On Tue, 2008-10-14 at 11:25 +0100, Magnus Therning wrote:
It seems to me that it adds confusion (two ways of installing things rather than one) while reducing flexibility and 'freshness' of installation.
To me it adds simplicity. I might be developing an in-house tool at work, having all the libraries available in distros makes my work easier.
Yes, we want distros providing as many good Haskell libs and tools as possible. Having Cabal -> native translation tools and doing central package QA seems to me to be the right strategy.
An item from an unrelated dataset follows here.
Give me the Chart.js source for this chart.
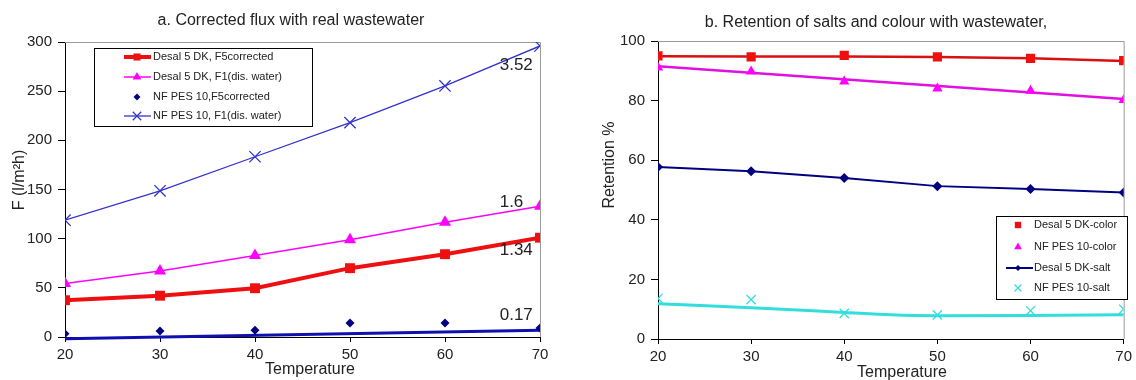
<!DOCTYPE html>
<html><head><meta charset="utf-8">
<script src="https://cdn.jsdelivr.net/npm/chart.js@4.4.1/dist/chart.umd.min.js"></script>
<style>
html,body{margin:0;padding:0;background:#fff;width:1136px;height:380px;overflow:hidden}
.box{position:absolute;top:0;width:568px;height:380px}
canvas{display:block}
</style></head><body>
<div class="box" style="left:0"><canvas id="c1" width="568" height="380"></canvas></div>
<div class="box" style="left:568px"><canvas id="c2" width="568" height="380"></canvas></div>
<script>
// ---------- shared ----------
const temperatures = [20, 30, 40, 50, 60, 70];
const temperatureTicks = [20, 30, 40, 50, 60, 70];

// ---------- chart a: corrected flux ----------
const desalF5corrected = [37.4, 42, 49.6, 70, 84.2, 101];
const desalF1 = [54.3, 67.2, 82.9, 98.8, 116.8, 133];
const nfpesF5corrected = [3.4, 6.1, 6.8, 14.3, 14.3, 9.2];
const nfpesF5TrendX = [20, 70];
const nfpesF5Trend = [-1.7, 6.8];
const nfpesF1 = [118.8, 148.7, 183.3, 218, 255.3, 296];
const slopeLabels = ['3.52', '1.6', '1.34', '0.17'];
const slopeX = [67.5, 67, 67.5, 67.5];
const slopeY = [276.7, 137, 88.5, 22.4];
const fluxTicks = [0, 50, 100, 150, 200, 250, 300];

// ---------- chart b: retention ----------
const desalColor = [95, 94.7, 95.2, 94.7, 94.2, 93.4];
const desalColorTrend = [94.9, 94.8, 94.8, 94.6, 94.2, 93.3];
const nfpesColor = [91.1, 89.8, 86.4, 84.1, 83.3, 80.2];
const nfpesColorTrendX = [20, 70];
const nfpesColorTrend = [91.5, 80.5];
const desalSalt = [57.7, 56.3, 54, 51.3, 50.3, 49.2];
const nfpesSalt = [13.6, 13.2, 8.6, 8.1, 9.5, 10];
const nfpesSaltTrendX = [20, 30, 40, 45, 50, 60, 70];
const nfpesSaltTrend = [11.8, 10.5, 8.9, 8.1, 7.8, 7.9, 8.1];
const retentionTicks = [0, 20, 40, 60, 80, 100];

const FONT = "'Liberation Sans', Arial, sans-serif";
const TXT = '#222';
const RED = '#ee1010', MAG = '#ff00ff', NAVY = '#000080', BLUE = '#3333cc', TBLUE = '#1010b0', CYAN = '#33dddd';

const pts = (xs, ys) => xs.map((x, i) => ({x: x, y: ys[i]}));

function drawMarker(ctx, style, x, y, r, color) {
  ctx.save();
  ctx.fillStyle = color; ctx.strokeStyle = color; ctx.lineWidth = 1.2;
  ctx.beginPath();
  if (style === 'rect') {
    const s = r * Math.SQRT1_2; ctx.rect(x - s, y - s, 2 * s, 2 * s); ctx.fill();
  } else if (style === 'triangle') {
    ctx.moveTo(x, y - r);
    ctx.lineTo(x + r * Math.sin(2 * Math.PI / 3), y - r * Math.cos(2 * Math.PI / 3));
    ctx.lineTo(x + r * Math.sin(4 * Math.PI / 3), y - r * Math.cos(4 * Math.PI / 3));
    ctx.closePath(); ctx.fill();
  } else if (style === 'rectRot') {
    ctx.moveTo(x, y - r); ctx.lineTo(x + r, y); ctx.lineTo(x, y + r); ctx.lineTo(x - r, y); ctx.closePath(); ctx.fill();
  } else if (style === 'crossRot') {
    const s = r * Math.SQRT1_2;
    ctx.moveTo(x - s, y - s); ctx.lineTo(x + s, y + s); ctx.moveTo(x + s, y - s); ctx.lineTo(x - s, y + s); ctx.stroke();
  }
  ctx.restore();
}

const framePlugin = {
  id: 'frame',
  beforeDatasetsDraw(chart) {
    const a = chart.chartArea, ctx = chart.ctx;
    ctx.save();
    ctx.strokeStyle = '#9a9a9a'; ctx.lineWidth = 1;
    ctx.beginPath();
    ctx.moveTo(a.left, a.top + 0.5); ctx.lineTo(a.right + 0.5, a.top + 0.5);
    ctx.lineTo(a.right + 0.5, a.bottom);
    ctx.stroke();
    ctx.restore();
  }
};

const decorPlugin = {
  id: 'decor',
  afterDraw(chart, args, opts) {
    const ctx = chart.ctx;
    ctx.save();
    // texts
    (opts.texts || []).forEach(t => {
      ctx.save();
      ctx.font = (t.size || 16) + 'px ' + FONT;
      ctx.fillStyle = TXT; ctx.textAlign = 'center'; ctx.textBaseline = 'middle';
      ctx.translate(t.x, t.y);
      if (t.rot) ctx.rotate(t.rot);
      ctx.fillText(t.text, 0, 0);
      ctx.restore();
    });
    // slope annotations (data coords)
    if (opts.notes) {
      const xs = chart.scales.x, ys = chart.scales.y;
      ctx.font = '17px ' + FONT; ctx.fillStyle = TXT; ctx.textAlign = 'center'; ctx.textBaseline = 'middle';
      opts.notes.labels.forEach((l, i) => {
        ctx.fillText(l, xs.getPixelForValue(opts.notes.x[i]), ys.getPixelForValue(opts.notes.y[i]));
      });
    }
    // legend
    const L = opts.legend;
    if (L) {
      ctx.fillStyle = '#fff'; ctx.fillRect(L.x, L.y, L.w, L.h);
      ctx.strokeStyle = '#000'; ctx.lineWidth = 1;
      ctx.strokeRect(L.x + 0.5, L.y + 0.5, L.w, L.h);
      ctx.font = '11px ' + FONT; ctx.textAlign = 'left'; ctx.textBaseline = 'middle';
      L.items.forEach((it, i) => {
        const y = L.rows[i];
        if (it.line) {
          ctx.strokeStyle = it.color; ctx.lineWidth = it.line;
          ctx.beginPath(); ctx.moveTo(L.lx0, y); ctx.lineTo(L.lx1, y); ctx.stroke();
        }
        drawMarker(ctx, it.style, L.mx, y, it.r, it.color);
        ctx.fillStyle = TXT;
        ctx.fillText(it.label, L.tx, y);
      });
    }
    ctx.restore();
  }
};

function axisX(h) {
  return {
    type: 'linear', min: 20, max: 70,
    afterBuildTicks(s) { s.ticks = temperatureTicks.map(v => ({value: v})); },
    ticks: {font: {family: FONT, size: 15}, color: TXT, padding: 4, maxRotation: 0, autoSkip: false},
    grid: {display: true, drawOnChartArea: false, drawTicks: true, tickLength: 5, color: '#000'},
    border: {display: true, color: '#000', width: 1},
    afterFit(s) { s.height = h; }
  };
}
function axisY(min, max, tickVals, w) {
  return {
    type: 'linear', min: min, max: max,
    afterBuildTicks(s) { s.ticks = tickVals.map(v => ({value: v})); },
    ticks: {font: {family: FONT, size: 15}, color: TXT, padding: 6},
    grid: {display: true, drawOnChartArea: false, drawTicks: true, tickLength: 7, color: '#000'},
    border: {display: true, color: '#000', width: 1},
    afterFit(s) { s.width = w; }
  };
}

Chart.defaults.font.family = FONT;

new Chart(document.getElementById('c1'), {
  type: 'scatter',
  data: {
    datasets: [
      {label: 'Desal 5 DK, F5corrected', data: pts(temperatures, desalF5corrected), showLine: true,
       borderColor: RED, backgroundColor: RED, borderWidth: 4, pointStyle: 'rect', pointRadius: 7, pointBorderWidth: 0},
      {label: 'Desal 5 DK, F1(dis. water)', data: pts(temperatures, desalF1), showLine: true,
       borderColor: MAG, backgroundColor: MAG, borderWidth: 1.5, pointStyle: 'triangle', pointRadius: 7, pointBorderWidth: 0},
      {label: 'NF PES 10,F5corrected', data: pts(temperatures, nfpesF5corrected), showLine: false,
       borderColor: NAVY, backgroundColor: NAVY, pointStyle: 'rectRot', pointRadius: 4.5, pointBorderWidth: 0},
      {label: 'trend NF PES 10,F5corrected', data: pts(nfpesF5TrendX, nfpesF5Trend), showLine: true,
       borderColor: TBLUE, borderWidth: 3, pointRadius: 0, clip: false},
      {label: 'NF PES 10, F1(dis. water)', data: pts(temperatures, nfpesF1), showLine: true,
       borderColor: BLUE, backgroundColor: BLUE, borderWidth: 1.3, pointStyle: 'crossRot', pointRadius: 8, pointBorderWidth: 1.3}
    ]
  },
  options: {
    responsive: false, animation: false, devicePixelRatio: 1,
    layout: {padding: {left: 0, right: 28, top: 42, bottom: 0}},
    scales: {x: axisX(43), y: axisY(0, 300, fluxTicks, 65)},
    plugins: {
      legend: {display: false}, title: {display: false}, tooltip: {enabled: false},
      decor: {
        texts: [
          {text: 'a. Corrected flux with real wastewater', x: 291, y: 21, size: 16},
          {text: 'Temperature', x: 310, y: 370, size: 16},
          {text: 'F (l/m²h)', x: 20, y: 180, size: 16, rot: -Math.PI / 2}
        ],
        notes: {labels: slopeLabels, x: slopeX, y: slopeY},
        legend: {
          x: 94, y: 48, w: 218, h: 78, rows: [57, 77, 97, 116], lx0: 124, lx1: 151, mx: 137, tx: 153,
          items: [
            {label: 'Desal 5 DK, F5corrected', color: RED, line: 4, style: 'rect', r: 5},
            {label: 'Desal 5 DK, F1(dis. water)', color: MAG, line: 1.5, style: 'triangle', r: 5},
            {label: 'NF PES 10,F5corrected', color: NAVY, line: 0, style: 'rectRot', r: 3.5},
            {label: 'NF PES 10, F1(dis. water)', color: BLUE, line: 1.3, style: 'crossRot', r: 6}
          ]
        }
      }
    }
  },
  plugins: [framePlugin, decorPlugin]
});

new Chart(document.getElementById('c2'), {
  type: 'scatter',
  data: {
    datasets: [
      {label: 'Desal 5 DK-color', data: pts(temperatures, desalColor), showLine: false,
       borderColor: RED, backgroundColor: RED, pointStyle: 'rect', pointRadius: 6.5, pointBorderWidth: 0},
      {label: 'trend Desal 5 DK-color', data: pts(temperatures, desalColorTrend), showLine: true,
       borderColor: '#d81010', borderWidth: 2.5, pointRadius: 0},
      {label: 'NF PES 10-color', data: pts(temperatures, nfpesColor), showLine: false,
       borderColor: MAG, backgroundColor: MAG, pointStyle: 'triangle', pointRadius: 6, pointBorderWidth: 0},
      {label: 'trend NF PES 10-color', data: pts(nfpesColorTrendX, nfpesColorTrend), showLine: true,
       borderColor: '#e010e0', borderWidth: 2.5, pointRadius: 0},
      {label: 'Desal 5 DK-salt', data: pts(temperatures, desalSalt), showLine: true,
       borderColor: NAVY, backgroundColor: NAVY, borderWidth: 2, pointStyle: 'rectRot', pointRadius: 5, pointBorderWidth: 0},
      {label: 'NF PES 10-salt', data: pts(temperatures, nfpesSalt), showLine: false,
       borderColor: CYAN, backgroundColor: CYAN, pointStyle: 'crossRot', pointRadius: 6.5, pointBorderWidth: 1.3},
      {label: 'trend NF PES 10-salt', data: pts(nfpesSaltTrendX, nfpesSaltTrend), showLine: true,
       borderColor: CYAN, borderWidth: 3, pointRadius: 0, cubicInterpolationMode: 'monotone'}
    ]
  },
  options: {
    responsive: false, animation: false, devicePixelRatio: 1,
    layout: {padding: {left: 0, right: 9, top: 41, bottom: 0}},
    scales: {x: axisX(41), y: axisY(0, 100, retentionTicks, 90)},
    plugins: {
      legend: {display: false}, title: {display: false}, tooltip: {enabled: false},
      decor: {
        texts: [
          {text: 'b. Retention of salts and colour with wastewater,', x: 308, y: 23, size: 16},
          {text: 'Temperature', x: 334, y: 373, size: 16},
          {text: 'Retention %', x: 42, y: 165, size: 16, rot: -Math.PI / 2}
        ],
        legend: {
          x: 428, y: 216, w: 131, h: 83, rows: [225, 247, 268, 288], lx0: 438, lx1: 465, mx: 450, tx: 466,
          items: [
            {label: 'Desal 5 DK-color', color: RED, line: 0, style: 'rect', r: 4.5},
            {label: 'NF PES 10-color', color: MAG, line: 0, style: 'triangle', r: 4.5},
            {label: 'Desal 5 DK-salt', color: NAVY, line: 2, style: 'rectRot', r: 3},
            {label: 'NF PES 10-salt', color: CYAN, line: 0, style: 'crossRot', r: 5}
          ]
        }
      }
    }
  },
  plugins: [framePlugin, decorPlugin]
});
</script>
</body></html>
Playing the devil's advocate I'd say that cabal (not the library Cabal, but the tool cabal in cabal-install) is only needed on systems with pacakge managers that are broken or completely missing (e.g. Windows). As such cabal is a waste of time and shouldn't have been written at all; on many systems it's of no use, on the ones where it is useful it's a fix at the wrong level. Somewhat harsh, and not completely in line with my own opinion, but it can be argued that way.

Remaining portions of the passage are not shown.